Task prompt:
Transcribe the full listing exactly, and drop every picture.

Dataset content:
......
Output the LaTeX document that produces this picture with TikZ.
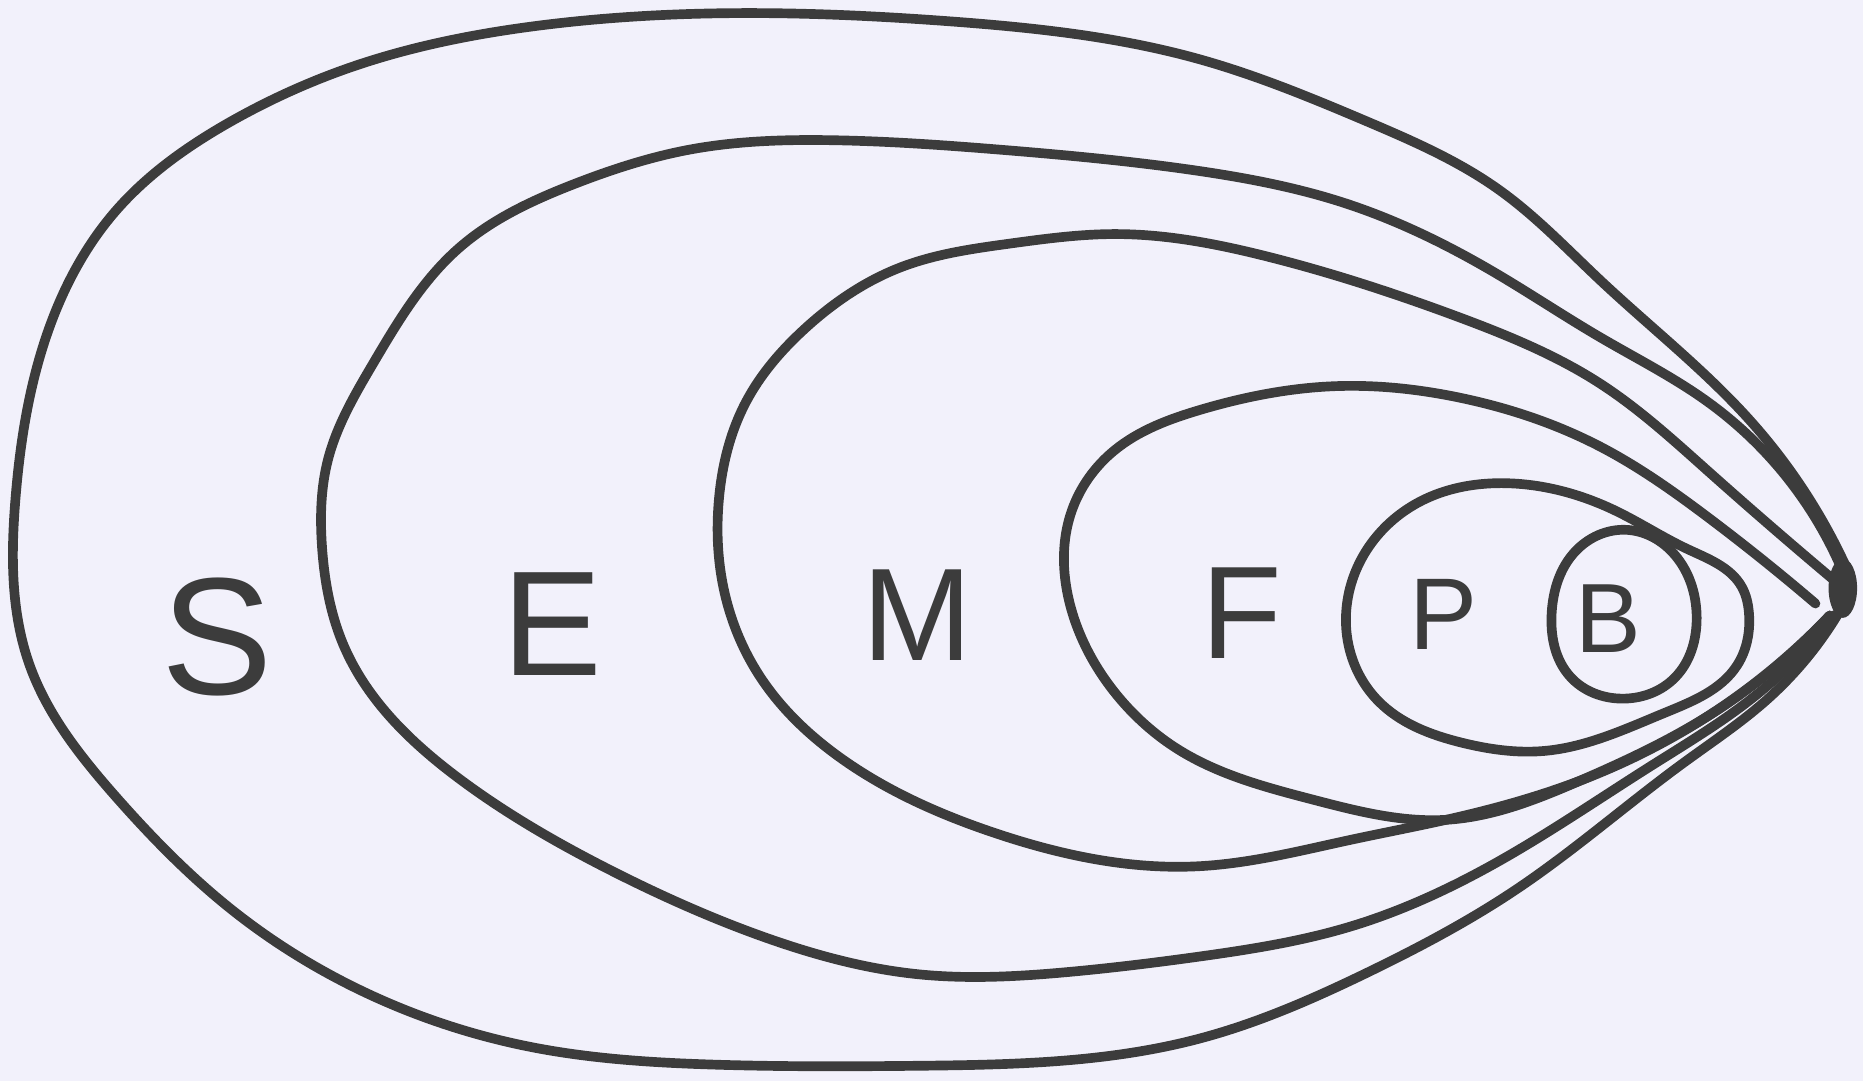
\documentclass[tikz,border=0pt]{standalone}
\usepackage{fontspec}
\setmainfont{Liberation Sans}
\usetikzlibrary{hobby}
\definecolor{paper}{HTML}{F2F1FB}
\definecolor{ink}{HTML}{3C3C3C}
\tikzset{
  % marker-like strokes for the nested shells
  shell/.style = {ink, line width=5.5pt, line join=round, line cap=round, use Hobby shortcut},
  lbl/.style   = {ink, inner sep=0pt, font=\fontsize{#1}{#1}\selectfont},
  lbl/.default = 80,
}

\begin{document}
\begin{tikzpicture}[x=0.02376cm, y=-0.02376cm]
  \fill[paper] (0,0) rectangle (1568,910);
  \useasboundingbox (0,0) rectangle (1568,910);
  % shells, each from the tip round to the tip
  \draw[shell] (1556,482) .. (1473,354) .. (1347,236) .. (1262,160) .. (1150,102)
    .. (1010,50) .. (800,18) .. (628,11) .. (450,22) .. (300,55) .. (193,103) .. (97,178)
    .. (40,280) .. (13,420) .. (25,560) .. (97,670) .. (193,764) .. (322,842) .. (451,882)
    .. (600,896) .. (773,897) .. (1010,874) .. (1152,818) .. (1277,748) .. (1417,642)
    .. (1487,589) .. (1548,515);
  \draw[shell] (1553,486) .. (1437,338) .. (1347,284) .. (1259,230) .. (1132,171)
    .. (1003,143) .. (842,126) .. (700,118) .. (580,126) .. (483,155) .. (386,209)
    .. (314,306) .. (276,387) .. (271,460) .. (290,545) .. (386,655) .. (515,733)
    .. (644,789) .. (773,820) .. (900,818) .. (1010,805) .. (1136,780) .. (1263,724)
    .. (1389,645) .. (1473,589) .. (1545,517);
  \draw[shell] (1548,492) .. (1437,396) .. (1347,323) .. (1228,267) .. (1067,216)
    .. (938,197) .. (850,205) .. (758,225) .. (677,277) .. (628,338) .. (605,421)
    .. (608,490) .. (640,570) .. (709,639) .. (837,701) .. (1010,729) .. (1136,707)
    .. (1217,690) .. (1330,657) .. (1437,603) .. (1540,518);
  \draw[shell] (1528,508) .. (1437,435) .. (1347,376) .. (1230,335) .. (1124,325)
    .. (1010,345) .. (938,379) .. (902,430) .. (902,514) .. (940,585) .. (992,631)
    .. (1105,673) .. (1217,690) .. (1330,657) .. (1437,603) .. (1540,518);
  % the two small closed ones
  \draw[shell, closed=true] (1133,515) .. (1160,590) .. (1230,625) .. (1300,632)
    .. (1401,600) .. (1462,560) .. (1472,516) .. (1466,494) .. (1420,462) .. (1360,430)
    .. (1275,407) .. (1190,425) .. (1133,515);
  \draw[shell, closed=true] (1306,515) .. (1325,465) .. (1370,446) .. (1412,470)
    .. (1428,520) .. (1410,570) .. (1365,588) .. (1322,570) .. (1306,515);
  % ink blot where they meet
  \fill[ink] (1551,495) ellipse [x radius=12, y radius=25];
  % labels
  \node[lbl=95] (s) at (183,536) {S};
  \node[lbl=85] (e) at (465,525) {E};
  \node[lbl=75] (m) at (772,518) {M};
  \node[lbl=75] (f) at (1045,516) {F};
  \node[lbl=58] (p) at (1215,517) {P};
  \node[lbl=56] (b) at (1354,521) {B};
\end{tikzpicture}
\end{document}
......
Answer in full:
Output the LaTeX document that produces this picture with TikZ.
\documentclass[tikz,border=0pt]{standalone}
\usepackage{fontspec}
\setmainfont{Liberation Sans}
\usetikzlibrary{hobby}
\definecolor{paper}{HTML}{F2F1FB}
\definecolor{ink}{HTML}{3C3C3C}
\tikzset{
  % marker-like strokes for the nested shells
  shell/.style = {ink, line width=5.5pt, line join=round, line cap=round, use Hobby shortcut},
  lbl/.style   = {ink, inner sep=0pt, font=\fontsize{#1}{#1}\selectfont},
  lbl/.default = 80,
}

\begin{document}
\begin{tikzpicture}[x=0.02376cm, y=-0.02376cm]
  \fill[paper] (0,0) rectangle (1568,910);
  \useasboundingbox (0,0) rectangle (1568,910);
  % shells, each from the tip round to the tip
  \draw[shell] (1556,482) .. (1473,354) .. (1347,236) .. (1262,160) .. (1150,102)
    .. (1010,50) .. (800,18) .. (628,11) .. (450,22) .. (300,55) .. (193,103) .. (97,178)
    .. (40,280) .. (13,420) .. (25,560) .. (97,670) .. (193,764) .. (322,842) .. (451,882)
    .. (600,896) .. (773,897) .. (1010,874) .. (1152,818) .. (1277,748) .. (1417,642)
    .. (1487,589) .. (1548,515);
  \draw[shell] (1553,486) .. (1437,338) .. (1347,284) .. (1259,230) .. (1132,171)
    .. (1003,143) .. (842,126) .. (700,118) .. (580,126) .. (483,155) .. (386,209)
    .. (314,306) .. (276,387) .. (271,460) .. (290,545) .. (386,655) .. (515,733)
    .. (644,789) .. (773,820) .. (900,818) .. (1010,805) .. (1136,780) .. (1263,724)
    .. (1389,645) .. (1473,589) .. (1545,517);
  \draw[shell] (1548,492) .. (1437,396) .. (1347,323) .. (1228,267) .. (1067,216)
    .. (938,197) .. (850,205) .. (758,225) .. (677,277) .. (628,338) .. (605,421)
    .. (608,490) .. (640,570) .. (709,639) .. (837,701) .. (1010,729) .. (1136,707)
    .. (1217,690) .. (1330,657) .. (1437,603) .. (1540,518);
  \draw[shell] (1528,508) .. (1437,435) .. (1347,376) .. (1230,335) .. (1124,325)
    .. (1010,345) .. (938,379) .. (902,430) .. (902,514) .. (940,585) .. (992,631)
    .. (1105,673) .. (1217,690) .. (1330,657) .. (1437,603) .. (1540,518);
  % the two small closed ones
  \draw[shell, closed=true] (1133,515) .. (1160,590) .. (1230,625) .. (1300,632)
    .. (1401,600) .. (1462,560) .. (1472,516) .. (1466,494) .. (1420,462) .. (1360,430)
    .. (1275,407) .. (1190,425) .. (1133,515);
  \draw[shell, closed=true] (1306,515) .. (1325,465) .. (1370,446) .. (1412,470)
    .. (1428,520) .. (1410,570) .. (1365,588) .. (1322,570) .. (1306,515);
  % ink blot where they meet
  \fill[ink] (1551,495) ellipse [x radius=12, y radius=25];
  % labels
  \node[lbl=95] (s) at (183,536) {S};
  \node[lbl=85] (e) at (465,525) {E};
  \node[lbl=75] (m) at (772,518) {M};
  \node[lbl=75] (f) at (1045,516) {F};
  \node[lbl=58] (p) at (1215,517) {P};
  \node[lbl=56] (b) at (1354,521) {B};
\end{tikzpicture}
\end{document}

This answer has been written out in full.